The Triple E Awards: Entrepreneurship and Engagement Excellence in Higher Education have chosen the CIE, part of the Gary W. Rollins College of Business, as a finalist in the “Innovation and Entrepreneurship Team of the Year” category.
Sponsored by the Accreditation Council for Entrepreneurial and Engaged Universities in Germany, most of the awards are divided into four regions—Americas, Europe, Asia-Pacific and Africa—but CIE is in a category that encompasses the entire globe.
“It means a lot of attention. We had competitors from all over the world,” said Dr.

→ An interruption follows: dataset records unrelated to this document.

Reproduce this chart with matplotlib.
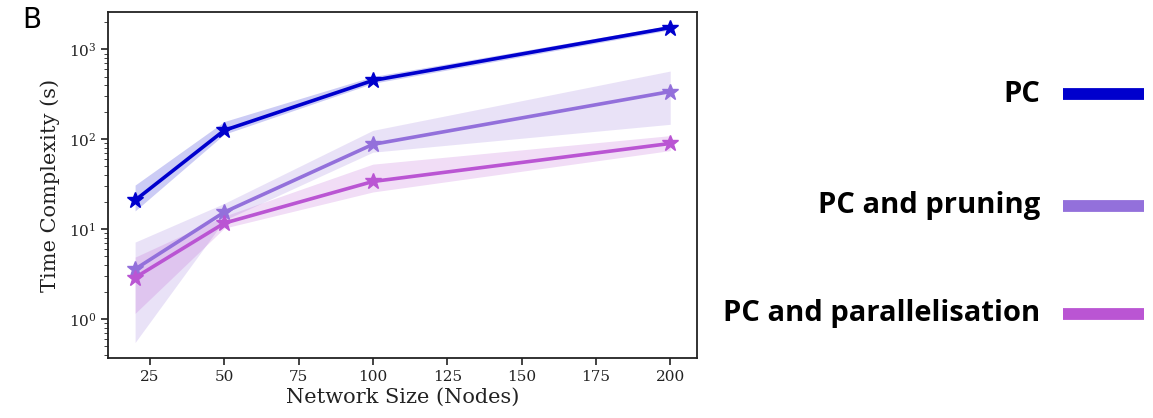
import numpy as np
import matplotlib
matplotlib.use('Agg')
from matplotlib import pyplot as plt
from matplotlib.lines import Line2D

plt.rcParams['font.family'] = 'DejaVu Serif'
plt.rcParams['mathtext.fontset'] = 'dejavuserif'

sizes = [20, 50, 100, 200]

pc = [21, 126, 452, 1750]
pc_lo = [16, 114, 420, 1650]
pc_hi = [31, 158, 500, 1850]

prune = [3.6, 15.5, 88, 340]
prune_lo = [0.55, 12.6, 72, 147]
prune_hi = [7.2, 19.4, 126, 575]

para = [2.9, 11.7, 34, 90]
para_lo = [1.16, 10.3, 26, 75]
para_hi = [4.9, 14, 53, 110]

labels = ['PC', 'PC and pruning', 'PC and parallelisation']
colors = ['#0000CD', '#9370DB', '#BA55D3']

fig = plt.figure(figsize=(11.53, 4.18), dpi=100)
ax = fig.add_axes([0.0937, 0.1435, 0.5108, 0.8275])

series = [(pc, pc_lo, pc_hi), (prune, prune_lo, prune_hi), (para, para_lo, para_hi)]
for (m, lo, hi), c in zip(series, colors):
    ax.fill_between(sizes, lo, hi, color=c, alpha=0.2, linewidth=0)
    ax.plot(sizes, m, color=c, lw=2.6, marker='*', ms=12)

ax.set_yscale('log')
ax.set_ylim(0.37, 2600)
ax.set_xlim(10.9, 209)
ax.set_xticks([25, 50, 75, 100, 125, 150, 175, 200])
ax.set_xlabel('Network Size (Nodes)', fontsize=15, color='#222222', labelpad=3)
ax.set_ylabel('Time Complexity (s)', fontsize=15, color='#222222', labelpad=6)
ax.tick_params(labelsize=11, colors='#222222', length=5, width=1.2)
ax.tick_params(which='minor', colors='#222222', length=3)
for s in ax.spines.values():
    s.set_linewidth(1.3)
    s.set_color('#222222')

fig.text(0.019, 0.985, 'B', fontsize=20, family='DejaVu Sans', va='top', ha='left')

# legend drawn beside the axes
ys = [0.775, 0.508, 0.249]
for lab, c, y in zip(labels, colors, ys):
    fig.text(0.902, y, lab, fontsize=21, family='Open Sans', weight='bold',
             ha='right', va='center')
    fig.add_artist(Line2D([0.922, 0.992], [y, y], color=c, lw=8.5,
                          transform=fig.transFigure, solid_capstyle='butt'))

fig.savefig('out.png', dpi=100)
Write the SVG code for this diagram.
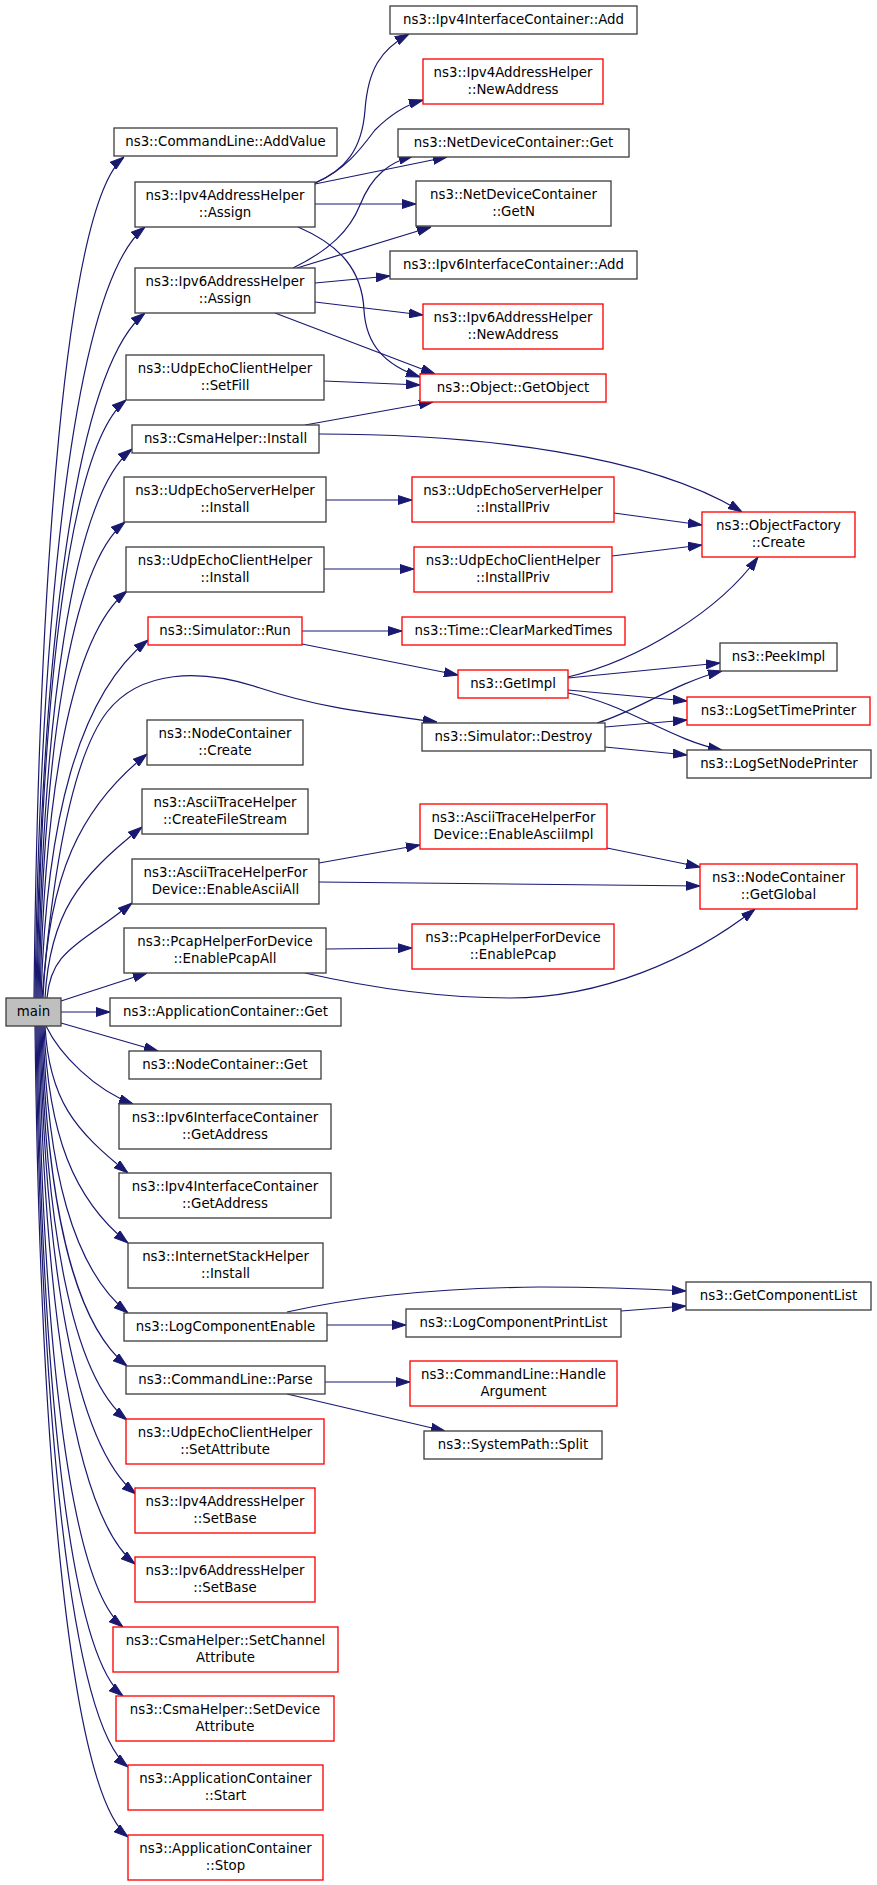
<svg xmlns="http://www.w3.org/2000/svg" width="877" height="1885" viewBox="0 0 877 1885">
<style>
.n rect{fill:#fff;stroke:#404040;stroke-width:1.33}
.n.r rect{stroke:#ff0000}
.n.m rect{fill:#bfbfbf}
.n text{font-family:"DejaVu Sans","Liberation Sans",sans-serif;font-size:13.33px;text-anchor:middle;fill:#000}
.e path{fill:none;stroke:#191970;stroke-width:1.2;marker-end:url(#a)}
</style>
<defs>
<marker id="a" markerWidth="14" markerHeight="10" refX="14" refY="5" orient="auto" markerUnits="userSpaceOnUse"><path d="M0,0.5 L14,5 L0,9.5 z" fill="#191970" stroke="#191970" stroke-width="1"/></marker>
</defs>
<rect width="877" height="1885" fill="#fff"/>
<g id="edges" class="e">
<path d="M34,998 C38.5,577.5 65.5,203.8 124,157"/>
<path d="M35,998 C40.5,612.5 73.5,284.2 145,227"/>
<path d="M36,998 C41.5,655.5 74.2,369.7 145,313"/>
<path d="M37,998 C41.5,699 68.2,446.3 126,400"/>
<path d="M38,998 C42.7,723.5 70.9,497.9 132,449"/>
<path d="M39,998 C43.3,760 69.1,566.7 125,522"/>
<path d="M40,998 C44.4,794.5 70.5,636.2 127,591"/>
<path d="M41,998 C46.4,819 78.5,695.6 148,640"/>
<path d="M42,998 C52,880 70,760 107,712 C140,670 200,668 260,688 C320,708 370,713 437,722"/>
<path d="M43,998 C48.2,876 79.4,808.1 147,754"/>
<path d="M45,998 C49.9,912.5 78.9,877.4 142,827"/>
<path d="M47,998 C51.3,950.5 76.8,947.2 132,903"/>
<path d="M61,1001 L147,973"/>
<path d="M61,1012 L110,1012"/>
<path d="M61,1023 L158,1051"/>
<path d="M46,1026 C60,1055 95,1090 133,1104"/>
<path d="M45,1026 C49.2,1099.5 74,1129.8 128,1173"/>
<path d="M44,1026 C48.2,1134.5 73.4,1199.3 128,1243"/>
<path d="M43,1026 C47.3,1169.5 72.8,1268.8 128,1313"/>
<path d="M42,1026 C46.3,1196 71.8,1321.8 127,1366"/>
<path d="M41,1026 C45.3,1223 71.1,1375.3 127,1420"/>
<path d="M40,1026 C44.8,1260 73.6,1444.1 136,1494"/>
<path d="M39,1026 C43.8,1295 72.6,1514.1 135,1564"/>
<path d="M38,1026 C42.3,1326.5 67.8,1582.8 123,1627"/>
<path d="M37,1026 C41.3,1361 67.1,1651.3 123,1696"/>
<path d="M36,1026 C40.6,1396.5 68.2,1719.2 128,1767"/>
<path d="M35,1026 C39.7,1431.5 67.6,1788.6 128,1837"/>
<path d="M315,183 C345,170 362,150 365,110 C368,70 380,50 409,34"/>
<path d="M315,183 C345,170 360,150 375,130 C390,115 405,105 423,100"/>
<path d="M315,184 L447,157"/>
<path d="M315,204 L416,204"/>
<path d="M298,227 C340,245 362,270 364,310 C366,345 385,365 420,377"/>
<path d="M293,268 C330,250 350,230 360,205 C372,175 390,162 413,156"/>
<path d="M297,268 L431,227"/>
<path d="M315,283 L390,276"/>
<path d="M315,302 L423,315"/>
<path d="M275,313 L435,374"/>
<path d="M324,381 L420,385"/>
<path d="M305,425 L433,402"/>
<path d="M319,434 C480,434 650,455 742,512"/>
<path d="M326,500 L412,500"/>
<path d="M324,569 L414,569"/>
<path d="M614,513 L702,525"/>
<path d="M612,556 L702,545"/>
<path d="M302,631 L402,631"/>
<path d="M302,644 L458,675"/>
<path d="M568,677 C640,660 720,610 758,557"/>
<path d="M568,678 L720,663"/>
<path d="M568,690 L687,701"/>
<path d="M568,693 C625,703 670,740 722,750"/>
<path d="M597,723 C635,712 675,683 722,671"/>
<path d="M605,727 L687,720"/>
<path d="M605,747 L687,755"/>
<path d="M319,863 L420,845"/>
<path d="M319,882 L700,886"/>
<path d="M607,848 L700,867"/>
<path d="M326,949 L412,948"/>
<path d="M305,973 C380,990 450,998 510,998 C600,998 690,960 755,909"/>
<path d="M287,1312 C340,1300 420,1288 540,1287 C600,1287 650,1289 686,1291"/>
<path d="M327,1325 L406,1325"/>
<path d="M621,1311 L686,1306"/>
<path d="M325,1382 L410,1382"/>
<path d="M287,1394 L445,1431"/>
</g>
<g id="n1" class="n"><rect x="114" y="128" width="223" height="28"/><text x="225.5" y="146">ns3::CommandLine::AddValue</text></g>
<g id="n2" class="n"><rect x="135" y="182" width="180" height="45"/><text x="225" y="199.5">ns3::Ipv4AddressHelper</text><text x="225" y="216.5">::Assign</text></g>
<g id="n3" class="n"><rect x="135" y="268" width="180" height="45"/><text x="225" y="285.5">ns3::Ipv6AddressHelper</text><text x="225" y="302.5">::Assign</text></g>
<g id="n4" class="n"><rect x="126" y="355" width="198" height="45"/><text x="225" y="372.5">ns3::UdpEchoClientHelper</text><text x="225" y="389.5">::SetFill</text></g>
<g id="n5" class="n"><rect x="132" y="425" width="187" height="28"/><text x="225.5" y="443">ns3::CsmaHelper::Install</text></g>
<g id="n6" class="n"><rect x="124" y="477" width="202" height="45"/><text x="225" y="494.5">ns3::UdpEchoServerHelper</text><text x="225" y="511.5">::Install</text></g>
<g id="n7" class="n"><rect x="126" y="547" width="198" height="45"/><text x="225" y="564.5">ns3::UdpEchoClientHelper</text><text x="225" y="581.5">::Install</text></g>
<g id="n8" class="n r"><rect x="148" y="617" width="154" height="28"/><text x="225" y="635">ns3::Simulator::Run</text></g>
<g id="n9" class="n"><rect x="147" y="720" width="156" height="45"/><text x="225" y="737.5">ns3::NodeContainer</text><text x="225" y="754.5">::Create</text></g>
<g id="n10" class="n"><rect x="142" y="789" width="166" height="45"/><text x="225" y="806.5">ns3::AsciiTraceHelper</text><text x="225" y="823.5">::CreateFileStream</text></g>
<g id="n11" class="n"><rect x="132" y="859" width="187" height="45"/><text x="225.5" y="876.5">ns3::AsciiTraceHelperFor</text><text x="225.5" y="893.5">Device::EnableAsciiAll</text></g>
<g id="n12" class="n"><rect x="124" y="928" width="202" height="45"/><text x="225" y="945.5">ns3::PcapHelperForDevice</text><text x="225" y="962.5">::EnablePcapAll</text></g>
<g id="main" class="n m"><rect x="6" y="998" width="55" height="28"/><text x="33.5" y="1016">main</text></g>
<g id="n14" class="n"><rect x="110" y="998" width="231" height="28"/><text x="225.5" y="1016">ns3::ApplicationContainer::Get</text></g>
<g id="n15" class="n"><rect x="129" y="1051" width="192" height="28"/><text x="225" y="1069">ns3::NodeContainer::Get</text></g>
<g id="n16" class="n"><rect x="119" y="1104" width="212" height="45"/><text x="225" y="1121.5">ns3::Ipv6InterfaceContainer</text><text x="225" y="1138.5">::GetAddress</text></g>
<g id="n17" class="n"><rect x="119" y="1173" width="212" height="45"/><text x="225" y="1190.5">ns3::Ipv4InterfaceContainer</text><text x="225" y="1207.5">::GetAddress</text></g>
<g id="n18" class="n"><rect x="128" y="1243" width="195" height="45"/><text x="225.5" y="1260.5">ns3::InternetStackHelper</text><text x="225.5" y="1277.5">::Install</text></g>
<g id="n19" class="n"><rect x="124" y="1313" width="203" height="28"/><text x="225.5" y="1331">ns3::LogComponentEnable</text></g>
<g id="n20" class="n"><rect x="126" y="1366" width="199" height="28"/><text x="225.5" y="1384">ns3::CommandLine::Parse</text></g>
<g id="n21" class="n r"><rect x="126" y="1419" width="198" height="45"/><text x="225" y="1436.5">ns3::UdpEchoClientHelper</text><text x="225" y="1453.5">::SetAttribute</text></g>
<g id="n22" class="n r"><rect x="135" y="1488" width="180" height="45"/><text x="225" y="1505.5">ns3::Ipv4AddressHelper</text><text x="225" y="1522.5">::SetBase</text></g>
<g id="n23" class="n r"><rect x="135" y="1557" width="180" height="45"/><text x="225" y="1574.5">ns3::Ipv6AddressHelper</text><text x="225" y="1591.5">::SetBase</text></g>
<g id="n24" class="n r"><rect x="113" y="1627" width="225" height="45"/><text x="225.5" y="1644.5">ns3::CsmaHelper::SetChannel</text><text x="225.5" y="1661.5">Attribute</text></g>
<g id="n25" class="n r"><rect x="116" y="1696" width="218" height="45"/><text x="225" y="1713.5">ns3::CsmaHelper::SetDevice</text><text x="225" y="1730.5">Attribute</text></g>
<g id="n26" class="n r"><rect x="128" y="1765" width="195" height="45"/><text x="225.5" y="1782.5">ns3::ApplicationContainer</text><text x="225.5" y="1799.5">::Start</text></g>
<g id="n27" class="n r"><rect x="128" y="1835" width="195" height="45"/><text x="225.5" y="1852.5">ns3::ApplicationContainer</text><text x="225.5" y="1869.5">::Stop</text></g>
<g id="n28" class="n"><rect x="390" y="6" width="247" height="28"/><text x="513.5" y="24">ns3::Ipv4InterfaceContainer::Add</text></g>
<g id="n29" class="n r"><rect x="423" y="59" width="180" height="45"/><text x="513" y="76.5">ns3::Ipv4AddressHelper</text><text x="513" y="93.5">::NewAddress</text></g>
<g id="n30" class="n"><rect x="398" y="129" width="231" height="28"/><text x="513.5" y="147">ns3::NetDeviceContainer::Get</text></g>
<g id="n31" class="n"><rect x="416" y="181" width="195" height="45"/><text x="513.5" y="198.5">ns3::NetDeviceContainer</text><text x="513.5" y="215.5">::GetN</text></g>
<g id="n32" class="n"><rect x="390" y="251" width="247" height="28"/><text x="513.5" y="269">ns3::Ipv6InterfaceContainer::Add</text></g>
<g id="n33" class="n r"><rect x="423" y="304" width="180" height="45"/><text x="513" y="321.5">ns3::Ipv6AddressHelper</text><text x="513" y="338.5">::NewAddress</text></g>
<g id="n34" class="n r"><rect x="420" y="374" width="186" height="28"/><text x="513" y="392">ns3::Object::GetObject</text></g>
<g id="n35" class="n r"><rect x="412" y="477" width="202" height="45"/><text x="513" y="494.5">ns3::UdpEchoServerHelper</text><text x="513" y="511.5">::InstallPriv</text></g>
<g id="n36" class="n r"><rect x="414" y="547" width="198" height="45"/><text x="513" y="564.5">ns3::UdpEchoClientHelper</text><text x="513" y="581.5">::InstallPriv</text></g>
<g id="n37" class="n r"><rect x="402" y="617" width="223" height="28"/><text x="513.5" y="635">ns3::Time::ClearMarkedTimes</text></g>
<g id="n38" class="n r"><rect x="458" y="670" width="110" height="28"/><text x="513" y="688">ns3::GetImpl</text></g>
<g id="n39" class="n"><rect x="422" y="723" width="183" height="28"/><text x="513.5" y="741">ns3::Simulator::Destroy</text></g>
<g id="n40" class="n r"><rect x="420" y="804" width="187" height="45"/><text x="513.5" y="821.5">ns3::AsciiTraceHelperFor</text><text x="513.5" y="838.5">Device::EnableAsciiImpl</text></g>
<g id="n41" class="n r"><rect x="412" y="924" width="202" height="45"/><text x="513" y="941.5">ns3::PcapHelperForDevice</text><text x="513" y="958.5">::EnablePcap</text></g>
<g id="n42" class="n"><rect x="406" y="1309" width="215" height="28"/><text x="513.5" y="1327">ns3::LogComponentPrintList</text></g>
<g id="n43" class="n r"><rect x="410" y="1361" width="207" height="45"/><text x="513.5" y="1378.5">ns3::CommandLine::Handle</text><text x="513.5" y="1395.5">Argument</text></g>
<g id="n44" class="n"><rect x="424" y="1431" width="178" height="28"/><text x="513" y="1449">ns3::SystemPath::Split</text></g>
<g id="n45" class="n r"><rect x="702" y="512" width="153" height="45"/><text x="778.5" y="529.5">ns3::ObjectFactory</text><text x="778.5" y="546.5">::Create</text></g>
<g id="n46" class="n"><rect x="720" y="643" width="117" height="28"/><text x="778.5" y="661">ns3::PeekImpl</text></g>
<g id="n47" class="n r"><rect x="687" y="697" width="183" height="28"/><text x="778.5" y="715">ns3::LogSetTimePrinter</text></g>
<g id="n48" class="n"><rect x="687" y="750" width="184" height="28"/><text x="779" y="768">ns3::LogSetNodePrinter</text></g>
<g id="n49" class="n r"><rect x="700" y="864" width="157" height="45"/><text x="778.5" y="881.5">ns3::NodeContainer</text><text x="778.5" y="898.5">::GetGlobal</text></g>
<g id="n50" class="n"><rect x="686" y="1282" width="185" height="28"/><text x="778.5" y="1300">ns3::GetComponentList</text></g>
</svg>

Thomas Lyons, Clarence E. Harris Chair of Excellence in entrepreneurship and professor of marketing and entrepreneurship in the College of Business.
Triple E Awards recognize business departments, labs and centers at colleges and universities worldwide for excellence in promoting exceptional entrepreneurship and innovation programs.
First-, second- and third-place awards will be presented in Barcelona, Spain, during ceremonies taking place June 26-29.
Among the previous finalists in the awards are the University of Auckland in New Zealand, Jonkoping University in Sweden, Ozyegin University in Turkey, the University of Manchester in England and Haddad Entrepreneurship Institute in Portugal.
“This international recognition validates the innovative approach of our center’s activities focused on building entrepreneurial skill sets among our students,” said College of Business Dean Robert Dooley. “I am immensely proud of our entrepreneurship program and faculty and the work they are doing.”
In its initial proposal to the Triple E Awards, the CIE noted its connection with students and faculty across departments at UTC, Lyons said.
Any student in any major can take entrepreneurship as a minor “to give them some background in how to run their own business. So that’s one way that we reach out,” explained Lyons.
The CIE Hatch It Lab, which has a variety of equipment, including a heat press, 3D printer, computer-controlled sewing machines and a laser cutter, has been used by students in such widely varied courses as botany, criminal justice and interior architecture and design.
CIE also works with the Chattanooga business community, including collaborations with such organizations as the Urban Vision Initiative, the Company Lab (CO.LAB) and the Chattanooga Smart Community Initiative.
Lyons said those connections were part of the CIE’s proposal to the Triple E Awards.
“We showed them that, ‘Hey, we’re doing this on campus, but we’re doing this out in the community, too,’” he said. “When I go out and I talk to people in the community, we’re seen as a major player with our commercialization work.”